Dan Wettrick is a teacher who became so passionate about teaching entrepreneurial skills to young students, he founded ‘The STARTedUP Foundation’. These are his main focus points:

  • Become indispensable by being persistently generous for those you serve and creating opportunities
  • Build a strong positive personal brand: cultivating a positive image by being mindful of what you post online. STARTedUp helps young people build a valuable LinkedIn profile.
  • Develop an entrepreneurial spirit: Be creative, innovative, and deliver value.
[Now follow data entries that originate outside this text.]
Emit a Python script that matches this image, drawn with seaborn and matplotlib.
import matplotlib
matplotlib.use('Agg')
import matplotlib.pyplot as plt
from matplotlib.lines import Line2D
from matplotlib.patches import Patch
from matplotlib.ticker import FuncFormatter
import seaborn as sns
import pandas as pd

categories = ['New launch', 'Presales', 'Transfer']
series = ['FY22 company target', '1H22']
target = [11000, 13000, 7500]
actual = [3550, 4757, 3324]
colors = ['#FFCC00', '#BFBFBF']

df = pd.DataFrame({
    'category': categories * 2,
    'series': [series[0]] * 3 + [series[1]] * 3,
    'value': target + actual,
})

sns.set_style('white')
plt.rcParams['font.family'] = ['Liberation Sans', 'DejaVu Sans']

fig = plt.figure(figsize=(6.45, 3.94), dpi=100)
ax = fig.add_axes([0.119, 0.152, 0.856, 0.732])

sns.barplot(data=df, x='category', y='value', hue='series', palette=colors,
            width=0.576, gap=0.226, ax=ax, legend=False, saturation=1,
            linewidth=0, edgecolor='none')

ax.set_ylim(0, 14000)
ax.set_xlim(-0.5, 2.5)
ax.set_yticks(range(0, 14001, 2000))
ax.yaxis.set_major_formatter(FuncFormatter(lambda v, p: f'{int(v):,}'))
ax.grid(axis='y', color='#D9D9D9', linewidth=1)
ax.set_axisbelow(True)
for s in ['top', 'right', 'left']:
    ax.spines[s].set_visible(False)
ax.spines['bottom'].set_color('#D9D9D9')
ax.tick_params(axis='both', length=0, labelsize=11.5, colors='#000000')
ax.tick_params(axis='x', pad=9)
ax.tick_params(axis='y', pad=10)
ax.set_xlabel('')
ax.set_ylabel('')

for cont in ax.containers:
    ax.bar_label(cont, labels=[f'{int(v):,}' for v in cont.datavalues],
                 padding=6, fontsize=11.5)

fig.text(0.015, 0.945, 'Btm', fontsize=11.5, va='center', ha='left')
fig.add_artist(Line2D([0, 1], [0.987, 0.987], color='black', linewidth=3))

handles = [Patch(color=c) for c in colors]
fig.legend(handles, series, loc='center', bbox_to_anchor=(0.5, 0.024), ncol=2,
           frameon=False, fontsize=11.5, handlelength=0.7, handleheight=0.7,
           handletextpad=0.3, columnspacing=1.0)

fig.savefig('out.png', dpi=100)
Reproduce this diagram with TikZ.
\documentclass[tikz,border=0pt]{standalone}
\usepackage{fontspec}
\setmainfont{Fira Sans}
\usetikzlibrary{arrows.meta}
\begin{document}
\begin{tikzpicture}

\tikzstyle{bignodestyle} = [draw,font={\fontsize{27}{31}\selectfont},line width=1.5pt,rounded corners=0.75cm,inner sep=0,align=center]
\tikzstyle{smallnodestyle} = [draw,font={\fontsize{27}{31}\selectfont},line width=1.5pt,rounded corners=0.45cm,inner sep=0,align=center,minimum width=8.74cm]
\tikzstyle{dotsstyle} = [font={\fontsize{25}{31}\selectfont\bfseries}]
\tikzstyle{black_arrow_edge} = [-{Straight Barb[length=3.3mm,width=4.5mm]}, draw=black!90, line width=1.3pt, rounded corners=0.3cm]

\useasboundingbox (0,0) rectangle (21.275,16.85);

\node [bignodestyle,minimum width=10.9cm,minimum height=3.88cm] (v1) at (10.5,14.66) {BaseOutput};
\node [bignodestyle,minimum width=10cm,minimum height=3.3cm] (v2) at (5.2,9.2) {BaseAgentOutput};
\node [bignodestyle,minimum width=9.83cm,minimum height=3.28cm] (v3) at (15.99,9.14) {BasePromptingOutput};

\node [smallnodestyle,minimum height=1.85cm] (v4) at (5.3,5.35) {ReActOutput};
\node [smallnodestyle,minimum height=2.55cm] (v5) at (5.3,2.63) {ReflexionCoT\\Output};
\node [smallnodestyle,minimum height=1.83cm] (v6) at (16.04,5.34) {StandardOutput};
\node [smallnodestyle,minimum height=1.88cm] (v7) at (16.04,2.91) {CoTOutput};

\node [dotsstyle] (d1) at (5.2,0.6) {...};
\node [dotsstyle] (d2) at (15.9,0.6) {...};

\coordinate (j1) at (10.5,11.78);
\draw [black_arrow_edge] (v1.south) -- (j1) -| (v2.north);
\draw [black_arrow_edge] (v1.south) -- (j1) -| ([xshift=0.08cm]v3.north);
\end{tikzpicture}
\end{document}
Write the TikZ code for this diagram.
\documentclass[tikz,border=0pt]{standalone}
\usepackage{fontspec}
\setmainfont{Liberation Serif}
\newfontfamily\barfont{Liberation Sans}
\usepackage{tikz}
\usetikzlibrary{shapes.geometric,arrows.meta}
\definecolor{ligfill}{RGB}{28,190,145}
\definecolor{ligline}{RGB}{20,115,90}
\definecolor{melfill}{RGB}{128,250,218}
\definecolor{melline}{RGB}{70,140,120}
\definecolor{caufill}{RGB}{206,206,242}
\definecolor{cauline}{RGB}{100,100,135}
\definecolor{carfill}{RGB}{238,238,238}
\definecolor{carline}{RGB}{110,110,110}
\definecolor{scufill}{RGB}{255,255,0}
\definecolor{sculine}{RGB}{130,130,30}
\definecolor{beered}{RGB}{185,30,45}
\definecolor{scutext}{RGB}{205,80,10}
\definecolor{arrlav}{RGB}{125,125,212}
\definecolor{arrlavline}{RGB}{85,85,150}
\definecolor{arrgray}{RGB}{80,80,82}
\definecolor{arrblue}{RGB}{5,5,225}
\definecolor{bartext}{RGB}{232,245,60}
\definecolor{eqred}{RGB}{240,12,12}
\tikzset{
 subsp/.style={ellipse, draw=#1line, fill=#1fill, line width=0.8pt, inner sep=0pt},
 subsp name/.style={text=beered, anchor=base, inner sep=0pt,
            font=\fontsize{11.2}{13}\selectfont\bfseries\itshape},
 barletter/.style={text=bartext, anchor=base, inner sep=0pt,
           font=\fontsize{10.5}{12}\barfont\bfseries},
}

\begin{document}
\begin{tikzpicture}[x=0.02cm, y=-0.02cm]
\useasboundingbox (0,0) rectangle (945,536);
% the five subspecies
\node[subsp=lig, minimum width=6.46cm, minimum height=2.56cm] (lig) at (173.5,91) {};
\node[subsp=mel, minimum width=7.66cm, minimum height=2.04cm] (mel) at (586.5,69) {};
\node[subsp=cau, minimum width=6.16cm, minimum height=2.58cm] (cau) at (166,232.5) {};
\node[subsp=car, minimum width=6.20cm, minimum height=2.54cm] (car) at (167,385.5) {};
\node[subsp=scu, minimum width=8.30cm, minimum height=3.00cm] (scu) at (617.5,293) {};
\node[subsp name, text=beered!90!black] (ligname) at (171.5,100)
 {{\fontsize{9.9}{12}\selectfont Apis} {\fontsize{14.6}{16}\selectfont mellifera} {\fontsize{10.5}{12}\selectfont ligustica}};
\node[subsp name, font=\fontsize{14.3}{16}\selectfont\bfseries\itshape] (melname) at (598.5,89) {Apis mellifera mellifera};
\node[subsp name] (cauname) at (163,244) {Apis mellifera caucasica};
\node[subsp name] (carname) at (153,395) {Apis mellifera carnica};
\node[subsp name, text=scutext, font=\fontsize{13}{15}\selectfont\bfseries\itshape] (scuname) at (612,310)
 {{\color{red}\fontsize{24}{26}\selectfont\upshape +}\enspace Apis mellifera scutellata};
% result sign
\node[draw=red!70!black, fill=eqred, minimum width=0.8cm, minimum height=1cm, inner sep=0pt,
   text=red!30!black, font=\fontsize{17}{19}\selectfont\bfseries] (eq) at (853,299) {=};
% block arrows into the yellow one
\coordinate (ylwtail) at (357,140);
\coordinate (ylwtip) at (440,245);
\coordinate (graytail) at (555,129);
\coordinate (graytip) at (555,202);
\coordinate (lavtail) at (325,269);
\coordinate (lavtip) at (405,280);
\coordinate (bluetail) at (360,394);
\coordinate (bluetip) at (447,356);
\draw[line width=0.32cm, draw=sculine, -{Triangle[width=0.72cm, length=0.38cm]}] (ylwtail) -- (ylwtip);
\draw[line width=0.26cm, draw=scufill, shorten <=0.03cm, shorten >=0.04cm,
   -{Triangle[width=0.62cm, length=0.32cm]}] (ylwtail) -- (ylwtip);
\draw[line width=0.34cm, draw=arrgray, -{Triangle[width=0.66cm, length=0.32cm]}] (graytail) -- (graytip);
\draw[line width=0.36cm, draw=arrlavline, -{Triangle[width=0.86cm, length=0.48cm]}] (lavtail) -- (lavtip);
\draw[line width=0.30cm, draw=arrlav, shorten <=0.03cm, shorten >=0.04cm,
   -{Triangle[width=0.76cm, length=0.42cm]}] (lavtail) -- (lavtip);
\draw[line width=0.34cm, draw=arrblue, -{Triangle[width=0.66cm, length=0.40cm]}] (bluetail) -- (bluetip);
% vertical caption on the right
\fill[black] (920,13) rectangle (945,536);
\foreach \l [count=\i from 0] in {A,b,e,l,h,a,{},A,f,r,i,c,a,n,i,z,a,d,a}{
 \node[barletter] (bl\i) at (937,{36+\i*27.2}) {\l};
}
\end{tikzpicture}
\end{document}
Wettrick wants to create a ‘new normal for students’ where they’re looking for ways to add value, not just pass tests and chase grades. The Foundation has a really inspiring mission: ‘We envision a world where young people are freed of apathy, purposelessness, addiction and complacency, by embracing the personal responsibility, service, creativity and purpose of an entrepreneurial way of being.’ I think that’s a vision we can all get behind – so where to start? A good place would be the very environment that needs to support these skills, and it needs to look and be equipped for purpose. Rows of desks in over cluttered, fluorescent lit rooms does not set the stage for acquiring critical thinking skills. If we are shifting educational and pedagogy intentions we need to shift the learning environments to match those intentions with the goal of optimizing successful learning outcomes.

The key components to creating a healthy, inspiring learning environment that will support the development of an entrepreneurial mindset are:

  • Create a clutter-free and calm space: regardless of age we are all more productive, alert and engaged with the topic at hand in a calm and clutter-free environment. Particularly when students feel the space has been created with their needs in mind, and have ownership of their space they are much more engaged than when they feel they are stepping into an adult domain.
  • Have as much natural light as possible, again regardless of age, we all respond in a much more positive way in a naturally lit environment.
  • Having an agile and flexible space fosters agile and flexible thinking. Giving students empowerment of choice of where and how they learn best, leads to deeper learning. If possible include various and different height seating and standing options where students can find their own place where they feel safe and comfortable and can focus.
  • As collaboration and cooperation are essential skills for success, collaborative areas are also needed for group projects and hands-on learning.
  • Have your learning environment be as sustainable and healthy as possible. All students are faced with the climate crisis and being part of an environment and culture of sustainability helps everyone acknowledge that and helps find solutions.

When students learn critical thinking and multi-faceted problem solving skills, we all benefit. If we are to experience a better tomorrow we need all young people to develop an entrepreneurial mindset and become the change agents we need.